[Goal]: Reproduce exactly the lines below, from the first one through the line containing "(1074,1017) -- cycle;", and omit any pictures.
------------
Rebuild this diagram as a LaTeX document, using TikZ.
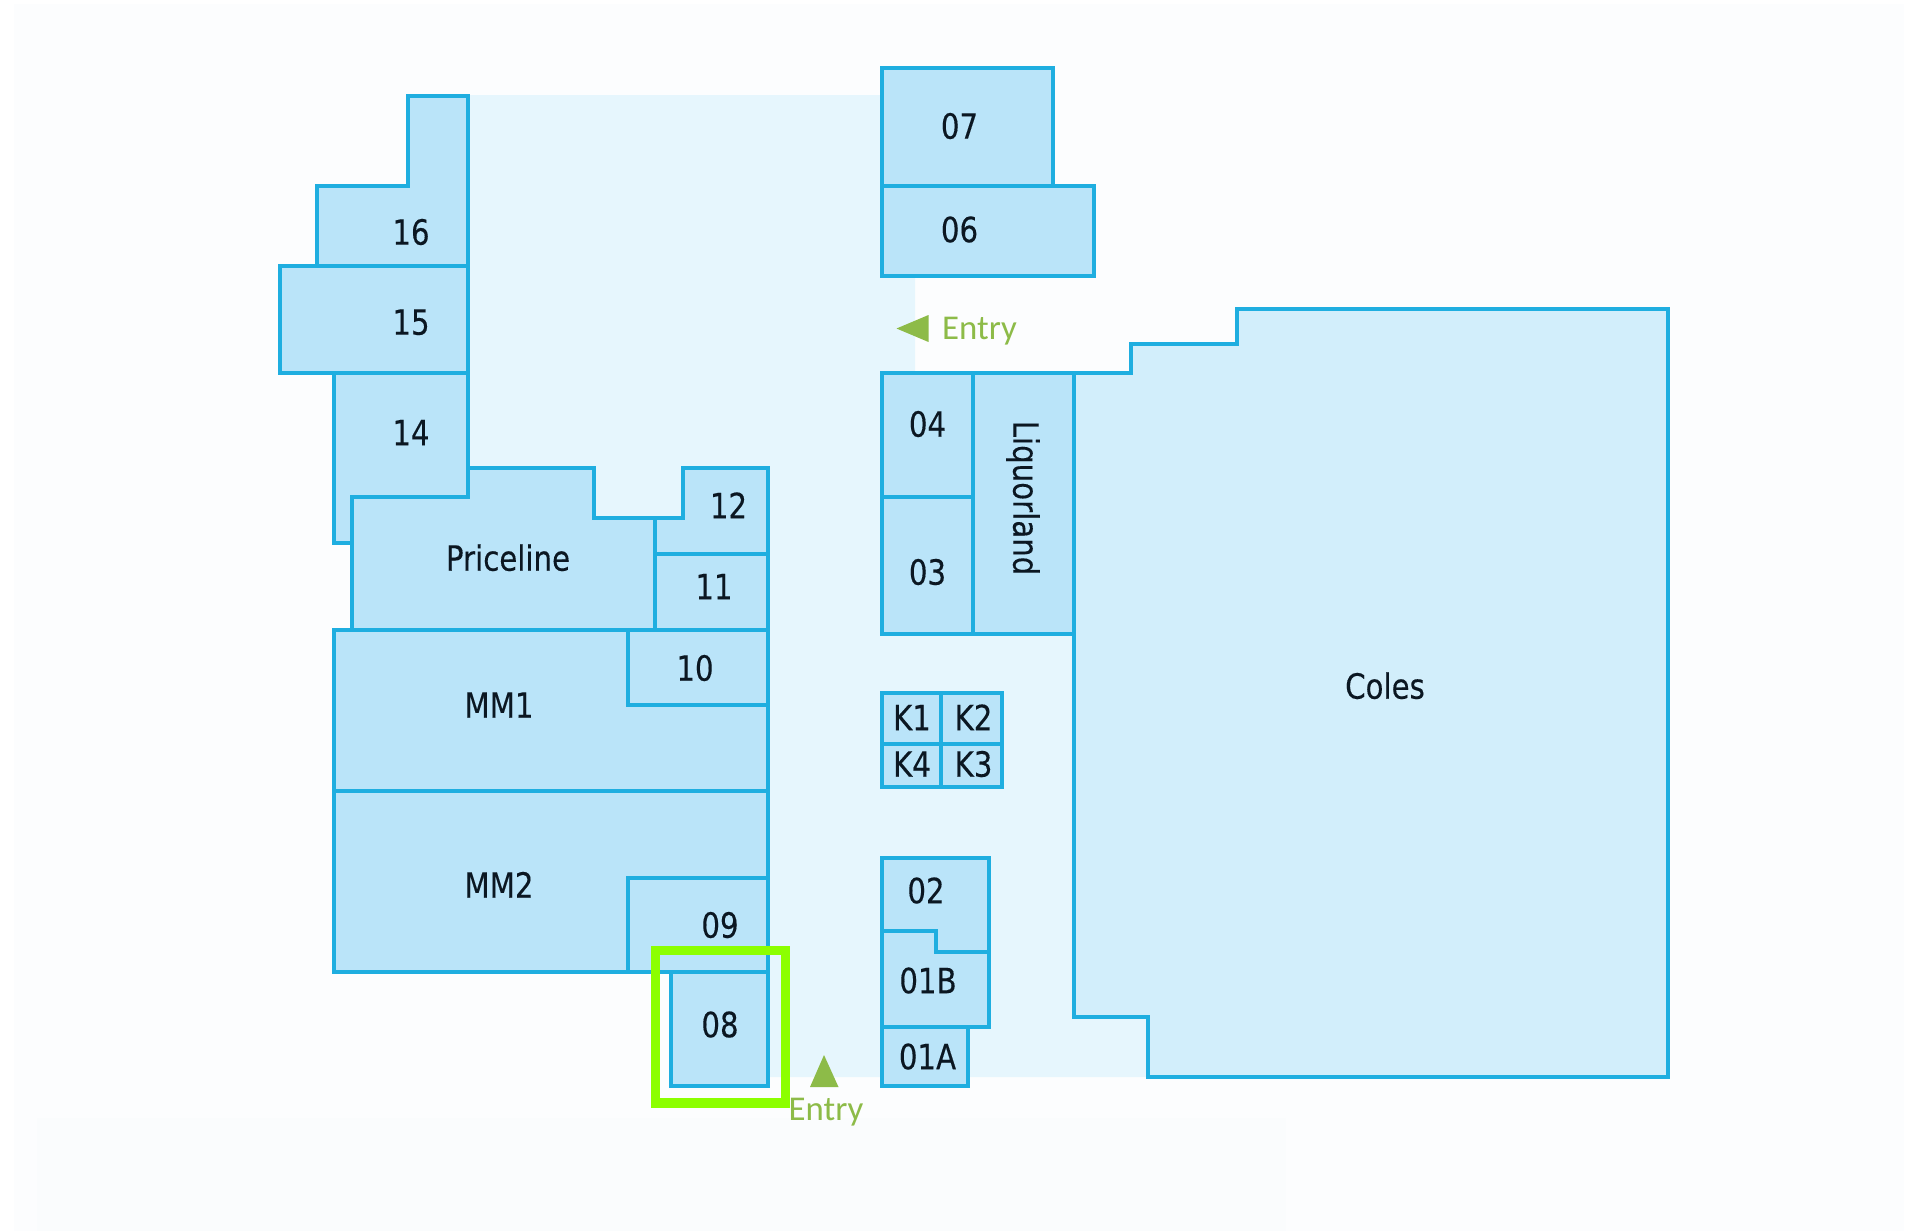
\documentclass[tikz,border=0pt]{standalone}
\usepackage{fontspec}
\setmainfont[FakeStretch=0.84,FakeBold=0.25]{DejaVu Sans}
\newfontfamily\entryfont{Carlito}
\usepackage{xcolor}
\definecolor{shopline}{HTML}{1FAEE0}
\definecolor{shopfill}{HTML}{BAE4F9}
\definecolor{colesfill}{HTML}{D2EEFB}
\definecolor{hallfill}{HTML}{E6F6FD}
\definecolor{pagefill}{HTML}{FCFDFE}
\definecolor{bandfill}{HTML}{FAFCFD}
\definecolor{entrygreen}{HTML}{8DBB48}
\definecolor{markgreen}{HTML}{8CFF00}
\definecolor{labelink}{HTML}{0B1722}

\begin{document}
\begin{tikzpicture}[x=0.5pt,y=-0.5pt,line width=2pt,line join=miter,
	shop/.style={draw=shopline,fill=shopfill},
	coles/.style={draw=shopline,fill=colesfill},
	lbl/.style={inner sep=0pt,text=labelink,text height=12.7pt,text depth=0pt,font=\fontsize{17.4}{17.4}\selectfont},
	entry/.style={inner sep=0pt,anchor=base,text=entrygreen,font=\entryfont\fontsize{17.4}{17.4}\selectfont}]
	\useasboundingbox (0,0) rectangle (1920,1231);
	\fill [white] (0,0) rectangle (1920,1231);
	\fill [pagefill] (14,4) rectangle (1904,1231);
	\fill [bandfill] (37,1118) rectangle (1286,1231);
	\fill [hallfill] (467,95) -- (881,95) -- (881,276) -- (915,276) -- (915,373) -- (1074,373) -- (1074,1017) -- (1148,1017) -- (1148,1077) -- (768,1077) -- (768,600) -- (467,600) -- cycle;

	\path [coles] (1074,373) -- (1131,373) -- (1131,344) -- (1237,344) -- (1237,309) -- (1668,309) -- (1668,1077) -- (1148,1077) -- (1148,1017) -- (1074,1017) -- cycle;

	% west side
	\path [shop] (408,96) -- (467.5,96) -- (467.5,265.5) -- (317,265.5) -- (317,185.5) -- (408,185.5) -- cycle;
	\path [shop] (279.5,265.5) rectangle (467.5,373);
	\path [shop] (334,373) -- (467.5,373) -- (467.5,497) -- (352,497) -- (352,543) -- (334,543) -- cycle;
	\path [shop] (352,497) -- (467.5,497) -- (467.5,467.5) -- (594,467.5) -- (594,518) -- (655,518) -- (655,630) -- (352,630) -- cycle;
	\path [shop] (683,467.5) -- (767.5,467.5) -- (767.5,553.5) -- (655,553.5) -- (655,518) -- (683,518) -- cycle;
	\path [shop] (655,553.5) rectangle (767.5,630);
	\path [shop] (334,630) rectangle (767.5,791);
	\path [shop] (628,630) rectangle (767.5,705);
	\path [shop] (334,791) rectangle (767.5,971.5);
	\path [shop] (628,877.5) rectangle (767.5,971.5);
	\path [shop] (671,971.5) rectangle (767.5,1086);

	% east side
	\path [shop] (881.5,68) rectangle (1053,185.5);
	\path [shop] (881.5,185.5) rectangle (1094,276);
	\path [shop] (881.5,372.5) rectangle (973,497);
	\path [shop] (881.5,497) rectangle (973,633.5);
	\path [shop] (973,372.5) rectangle (1073.5,633.5);
	\path [shop] (881.5,692.5) rectangle (941,744);
	\path [shop] (941,692.5) rectangle (1001.5,744);
	\path [shop] (881.5,744) rectangle (941,787);
	\path [shop] (941,744) rectangle (1001.5,787);
	\path [shop] (881.5,858) -- (989,858) -- (989,951.5) -- (935.5,951.5) -- (935.5,931) -- (881.5,931) -- cycle;
	\path [shop] (881.5,931) -- (935.5,931) -- (935.5,951.5) -- (989,951.5) -- (989,1027) -- (881.5,1027) -- cycle;
	\path [shop] (881.5,1027) rectangle (967.5,1086);

	\node [lbl] (s16) at (411,232) {16};
	\node [lbl] (s15) at (411,322) {15};
	\node [lbl] (s14) at (411,432.5) {14};
	\node [lbl] (priceline) at (508,558) {Priceline};
	\node [lbl] (s12) at (728.5,505.5) {12};
	\node [lbl] (s11) at (714,586.5) {11};
	\node [lbl] (s10) at (695,668) {10};
	\node [lbl] (mm1) at (499,705) {MM1};
	\node [lbl] (mm2) at (499,885) {MM2};
	\node [lbl] (s09) at (720,925) {09};
	\node [lbl] (s08) at (720,1024.5) {08};
	\node [lbl] (s07) at (959.5,126) {07};
	\node [lbl] (s06) at (959.5,229.5) {06};
	\node [lbl] (s04) at (927.5,424) {04};
	\node [lbl] (s03) at (927.5,572) {03};
	\node [lbl,rotate=-90] (liquorland) at (1026,498) {Liquorland};
	\node [lbl] (k1) at (912,717.5) {K1};
	\node [lbl] (k2) at (973.5,717.5) {K2};
	\node [lbl] (k4) at (912,764) {K4};
	\node [lbl] (k3) at (973.5,764) {K3};
	\node [lbl] (s02) at (926,890.5) {02};
	\node [lbl] (s01b) at (928,980.5) {01B};
	\node [lbl] (s01a) at (927.5,1056.5) {01A};
	\node [lbl] (coles) at (1385,686) {Coles};

	% highlight and entries
	\draw [markgreen,line width=4.8pt] (655.5,950.5) rectangle (785.5,1103);
	\fill [entrygreen] (824,1055) -- (838.5,1087) -- (810,1087) -- cycle;
	\node [entry] (entrysouth) at (826,1120) {Entry};
	\fill [entrygreen] (896.5,328.5) -- (928.5,315) -- (928.5,342) -- cycle;
	\node [entry] (entrywest) at (979.5,339) {Entry};
\end{tikzpicture}
\end{document}
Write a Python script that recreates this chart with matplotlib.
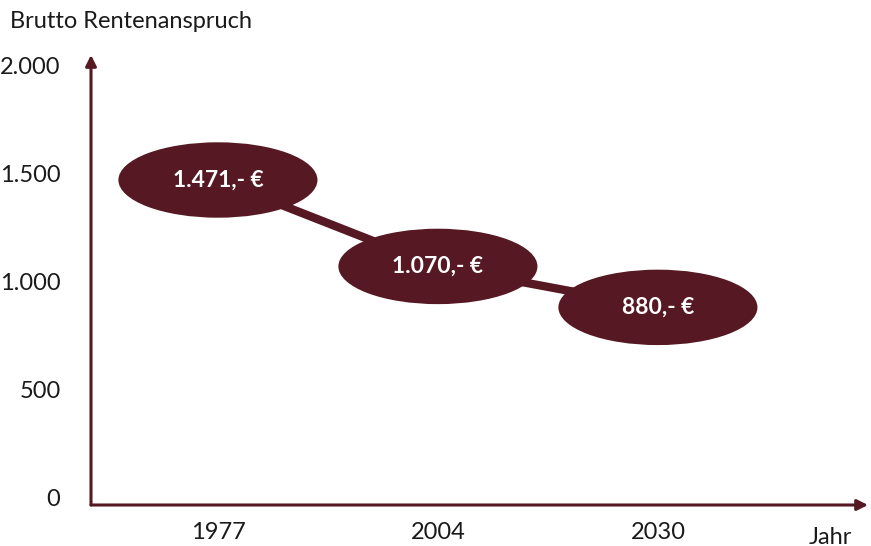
import matplotlib
matplotlib.use("Agg")
import matplotlib.pyplot as plt
from matplotlib.patches import Ellipse

# data
years = ["1977", "2004", "2030"]
rente = [1471, 1070, 880]
labels = ["1.471,- €", "1.070,- €", "880,- €"]
yticks = [0, 500, 1000, 1500, 2000]
yticklabels = ["0", "500", "1.000", "1.500", "2.000"]

dark = "#561923"
font = ["Lato", "DejaVu Sans"]

fig = plt.figure(figsize=(8.71, 5.46), dpi=100)
ax = fig.add_axes([91 / 871, 41 / 546, 777 / 871, 450 / 546])

x = list(range(len(years)))
ax.set_xlim(-0.577, 2.955)
ax.set_ylim(-37, 2051)

# connecting line
ax.plot(x, rente, color=dark, lw=6, solid_capstyle="butt", zorder=2)

# ellipses with the values
for xi, yi, lab in zip(x, rente, labels):
    e = Ellipse((xi, yi), width=0.905, height=350, facecolor=dark,
                edgecolor="none", zorder=3)
    ax.add_patch(e)
    ax.text(xi, yi, lab, color="white", fontsize=16.5, fontweight="bold",
            family=font, ha="center", va="center", zorder=4)

# axes as arrows
for sp in ax.spines.values():
    sp.set_visible(False)
ax.annotate("", xy=(1.0, 0), xytext=(0, 0), xycoords="axes fraction",
            arrowprops=dict(arrowstyle="-|>", color=dark, lw=2.2,
                            mutation_scale=16, shrinkA=0, shrinkB=0))
ax.annotate("", xy=(0, 1.0), xytext=(0, 0), xycoords="axes fraction",
            arrowprops=dict(arrowstyle="-|>", color=dark, lw=2.2,
                            mutation_scale=16, shrinkA=0, shrinkB=0))

ax.set_xticks(x)
ax.set_xticklabels(years, family=font, fontsize=17, color="#1a1a1a")
ax.set_yticks(yticks)
ax.set_yticklabels(yticklabels, family=font, fontsize=17, color="#1a1a1a")
ax.tick_params(axis="both", length=0)
ax.tick_params(axis="y", pad=22)
ax.tick_params(axis="x", pad=12)

fig.text(10 / 871, 1 - 22 / 546, "Brutto Rentenanspruch", family=font,
         fontsize=17, color="#1a1a1a", va="center", ha="left")
fig.text(830 / 871, 1 - 537 / 546, "Jahr", family=font,
         fontsize=17, color="#1a1a1a", va="center", ha="center")

fig.savefig("out.png", dpi=100)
------------
[Response to this exercise]:
Rebuild this diagram as a LaTeX document, using TikZ.
\documentclass[tikz,border=0pt]{standalone}
\usepackage{fontspec}
\setmainfont[FakeStretch=0.84,FakeBold=0.25]{DejaVu Sans}
\newfontfamily\entryfont{Carlito}
\usepackage{xcolor}
\definecolor{shopline}{HTML}{1FAEE0}
\definecolor{shopfill}{HTML}{BAE4F9}
\definecolor{colesfill}{HTML}{D2EEFB}
\definecolor{hallfill}{HTML}{E6F6FD}
\definecolor{pagefill}{HTML}{FCFDFE}
\definecolor{bandfill}{HTML}{FAFCFD}
\definecolor{entrygreen}{HTML}{8DBB48}
\definecolor{markgreen}{HTML}{8CFF00}
\definecolor{labelink}{HTML}{0B1722}

\begin{document}
\begin{tikzpicture}[x=0.5pt,y=-0.5pt,line width=2pt,line join=miter,
	shop/.style={draw=shopline,fill=shopfill},
	coles/.style={draw=shopline,fill=colesfill},
	lbl/.style={inner sep=0pt,text=labelink,text height=12.7pt,text depth=0pt,font=\fontsize{17.4}{17.4}\selectfont},
	entry/.style={inner sep=0pt,anchor=base,text=entrygreen,font=\entryfont\fontsize{17.4}{17.4}\selectfont}]
	\useasboundingbox (0,0) rectangle (1920,1231);
	\fill [white] (0,0) rectangle (1920,1231);
	\fill [pagefill] (14,4) rectangle (1904,1231);
	\fill [bandfill] (37,1118) rectangle (1286,1231);
	\fill [hallfill] (467,95) -- (881,95) -- (881,276) -- (915,276) -- (915,373) -- (1074,373) -- (1074,1017) -- (1148,1017) -- (1148,1077) -- (768,1077) -- (768,600) -- (467,600) -- cycle;

	\path [coles] (1074,373) -- (1131,373) -- (1131,344) -- (1237,344) -- (1237,309) -- (1668,309) -- (1668,1077) -- (1148,1077) -- (1148,1017) -- (1074,1017) -- cycle;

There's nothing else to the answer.